U.S. Sens. Richard Blumenthal and Chris Murphy (D-Conn.) recommended Dooley’s nomination.
“We are pleased the White House has agreed with our recommendation to nominate Kari Dooley as a United States District Court Judge for the District of Connecticut,” Blumenthal and Murphy said Wednesday.
"Judge Dooley has extensive experience in civil and criminal matters having appeared in federal court as an assistant U.S. attorney and presiding in state court as a superior court judge. She has a well-deserved reputation for her tireless work ethic, a high standard of integrity, and an admirable judicial temperament. Most importantly, she has earned the deep respect of her colleagues and peers," the senators said.

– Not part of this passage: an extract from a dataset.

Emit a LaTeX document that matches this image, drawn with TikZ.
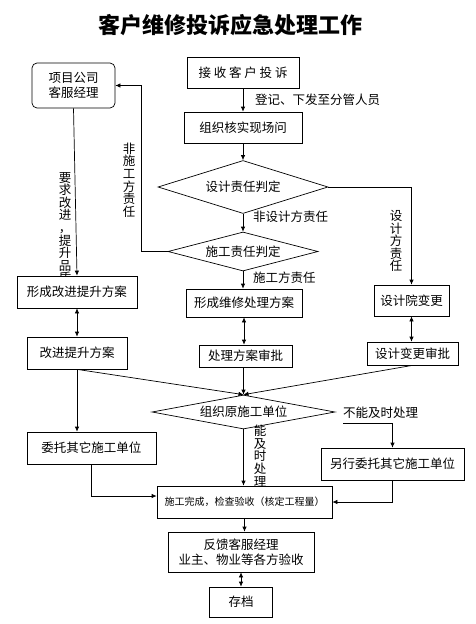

Dooley, 54, has presided over about 70 criminal and civil trials. She was appointed to the bench by Republican Gov. M. Jodi Rell in 2004. She currently serves at Waterbury Superior Court, and her post would have expired in 2021.
She previously served as a federal criminal prosecutor in the U.S. attorney’s office for the District of Connecticut for 12 years, where she prosecuted a variety of criminal and federal cases, including the sexual assault of minors, and multiple white-collar fraud cases.
She was one of 10 judicial nominees announced Wednesday by Trump. If approved by the Senate, she would replace U.S. District Judge Robert Chatigny, who recently moved to senior status.
Dooley served in the private practice of Whitman and Ransom in Greenwich from 1988 to 1992.
She graduated from Cornell University and the University of Connecticut School of Law.